More than 214,000 notices of federal tax liens were filed by the Internal Revenue Service in fiscal year 2025, which ended September 30, according to agency data published in June. That total represents a 9% increase from the prior year and a 36% rise from 2022, according to CNBC.
A tax lien is the government's legal claim against a taxpayer's property, including real estate and financial assets, when a tax debt goes unpaid. The filings are public, which means potential lenders can see that the IRS holds a priority claim on a borrower's debts. That visibility can effectively close off access to mortgages, home refinancing, and business lines of credit.
Nina Olson, executive director of the Center for Taxpayer Rights and former IRS National Taxpayer Advocate, described the consequences in stark terms. "It's just a kiss of death for a lot of things," Olson said. She explained the practical effect on borrowing this way: "All finance stops. What lender will say, 'I'll be in line after the IRS?"
The consequences do not stop at lending. Employers may pass on job applicants if a lien appears during a background check. In certain fields, a lien can cost workers their existing jobs. Keith Fogg, who founded the Tax Litigation Clinic at Harvard University and worked for more than three decades in the IRS Office of Chief Counsel, said the impact varies depending on where someone works. "The lien has strong implications for some people," Fogg said. "It has collateral consequences." Workers in government, finance, and positions requiring security clearances face the greatest exposure.

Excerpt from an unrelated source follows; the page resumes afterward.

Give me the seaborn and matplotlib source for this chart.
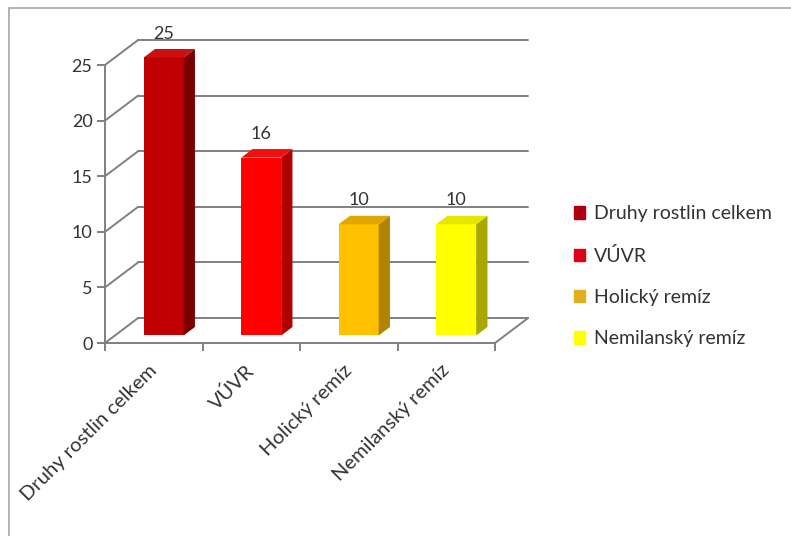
import matplotlib
matplotlib.use("Agg")
import matplotlib.pyplot as plt
from matplotlib.patches import Patch, Rectangle
from matplotlib.transforms import ScaledTranslation
import seaborn as sns

# data
categories = ["Druhy rostlin celkem", "VÚVR", "Holický remíz", "Nemilanský remíz"]
values = [25, 16, 10, 10]
yticks = [0, 5, 10, 15, 20, 25]

front_colors = ["#C00000", "#FF0000", "#FFC000", "#FFFF00"]
side_colors = ["#7A0000", "#B00000", "#B08400", "#A8A800"]
top_colors = ["#CC1010", "#F01010", "#E0A800", "#E6E600"]
legend_colors = ["#B00010", "#E0001A", "#E0B020", "#FFFF00"]

sns.set_theme(style="white")
plt.rcParams["font.family"] = ["Lato", "DejaVu Sans"]

W, H = 791, 536
fig = plt.figure(figsize=(W / 100, H / 100), dpi=100)

# axes placed so the front axis plane sits where the reference has it
px_cat = 97.5   # pixels per category
px_val = 11.12  # pixels per unit
left_px, right_px, zero_px, top_px = 105, 532, 343, 28
ax = fig.add_axes([left_px / W, (H - zero_px) / H,
                   (right_px - left_px) / W, (zero_px - top_px) / H])

# depth of the fake 3d box (in data units)
dx, dy = 0.34, 2.25
grid_c = "#808080"
fs = 13

sns.barplot(x=categories, y=values, hue=categories, palette=front_colors,
            saturation=1, width=0.41, legend=False, ax=ax, zorder=3)
ax.set_xlim(-0.5, -0.5 + (right_px - left_px) / px_cat)
ax.set_ylim(0, (zero_px - top_px) / px_val)

# back wall + side wall lines
for v in yticks:
    ax.plot([-0.5 + dx, 3.5 + dx], [v + dy, v + dy], color=grid_c, lw=1.4, zorder=0, clip_on=False)
    ax.plot([-0.5, -0.5 + dx], [v, v + dy], color=grid_c, lw=1.4, zorder=0, clip_on=False)
# floor
ax.plot([3.5, 3.5 + dx], [0, dy], color=grid_c, lw=1.4, zorder=0, clip_on=False)

# move bars to their depth and add side / top faces
f0, f1 = 0.30, 0.64
for i, p in enumerate(ax.patches[:len(values)]):
    x0, w, h = p.get_x(), p.get_width(), p.get_height()
    sx, sy = dx * f0, dy * f0
    bx, by = dx * (f1 - f0), dy * (f1 - f0)
    p.set_x(x0 + sx)
    p.set_y(sy)
    p.set_edgecolor("none")
    xl, xr, yb, yt = x0 + sx, x0 + sx + w, sy, sy + h
    ax.fill([xr, xr + bx, xr + bx, xr], [yb, yb + by, yt + by, yt],
            color=side_colors[i], zorder=3, lw=0)
    ax.fill([xl, xr, xr + bx, xl + bx], [yt, yt, yt + by, yt + by],
            color=top_colors[i], zorder=3, lw=0)
    ax.text(xl + w / 2, yt + 2.15, str(values[i]), ha="center", va="center",
            fontsize=fs, color="#333333", zorder=4)

# axes styling
for s in ["top", "right"]:
    ax.spines[s].set_visible(False)
ax.spines["left"].set_bounds(0, 25)
ax.spines["bottom"].set_bounds(-0.5, 3.5)
for s in ["left", "bottom"]:
    ax.spines[s].set_color(grid_c)
    ax.spines[s].set_linewidth(1.4)
ax.set_yticks(yticks)
ax.tick_params(axis="y", length=6, width=1.4, color=grid_c, labelsize=fs,
               labelcolor="#333333", pad=3, left=True)
ax.set_xticks(range(len(categories)))
ax.set_xticklabels(categories, rotation=45, ha="right", rotation_mode="anchor",
                   fontsize=14.5, color="#333333")
ax.tick_params(axis="x", length=0, pad=12)
shift = ScaledTranslation(-6 / 100, -2 / 100, fig.dpi_scale_trans)
for lab in ax.get_xticklabels():
    lab.set_transform(lab.get_transform() + shift)
ax.set_xticks([-0.5, 0.5, 1.5, 2.5, 3.5], minor=True)
ax.tick_params(axis="x", which="minor", length=6, width=1.4, color=grid_c, bottom=True)
ax.set_xlabel("")
ax.set_ylabel("")

handles = [Patch(color=c) for c in legend_colors]
fig.legend(handles, categories, loc="upper left",
           bbox_to_anchor=(556 / W, 1 - 188 / H), frameon=False,
           fontsize=14, labelcolor="#333333", labelspacing=1.25,
           handlelength=0.6, handleheight=0.6, handletextpad=0.45)

# outer chart border
fig.add_artist(Rectangle((9 / W, -0.1), 1.2, 1 - 8 / H + 0.1, transform=fig.transFigure,
                         fill=False, edgecolor="#a6a6a6", lw=1.2))

fig.savefig("out.png", dpi=100)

Tax experts and IRS officials attribute most of the increase to a return to normal enforcement after the agency temporarily suspended collections during the COVID-19 pandemic. But the trend is landing during a period when many households are already stretched thin after years of above-target inflation. The situation is further complicated by deep staff cuts at the IRS carried out under the Trump administration. Some observers have raised the possibility that the agency may rely more heavily on automated lien filings to compensate for fewer human employees, though that has not been confirmed.
Not everyone who accumulates a tax debt does so deliberately. Low-income families, for example, may claim the child tax credit and earned income tax credit but end up owing money back to the government. The combination of innocent errors, complicated tax rules, and limited resources can leave families facing liens they had no intention of triggering.
The agency's data was published in June. Revised retail and economic estimates from the Census Bureau, which could provide further context on household financial conditions, are tentatively scheduled for release on September 28, 2026.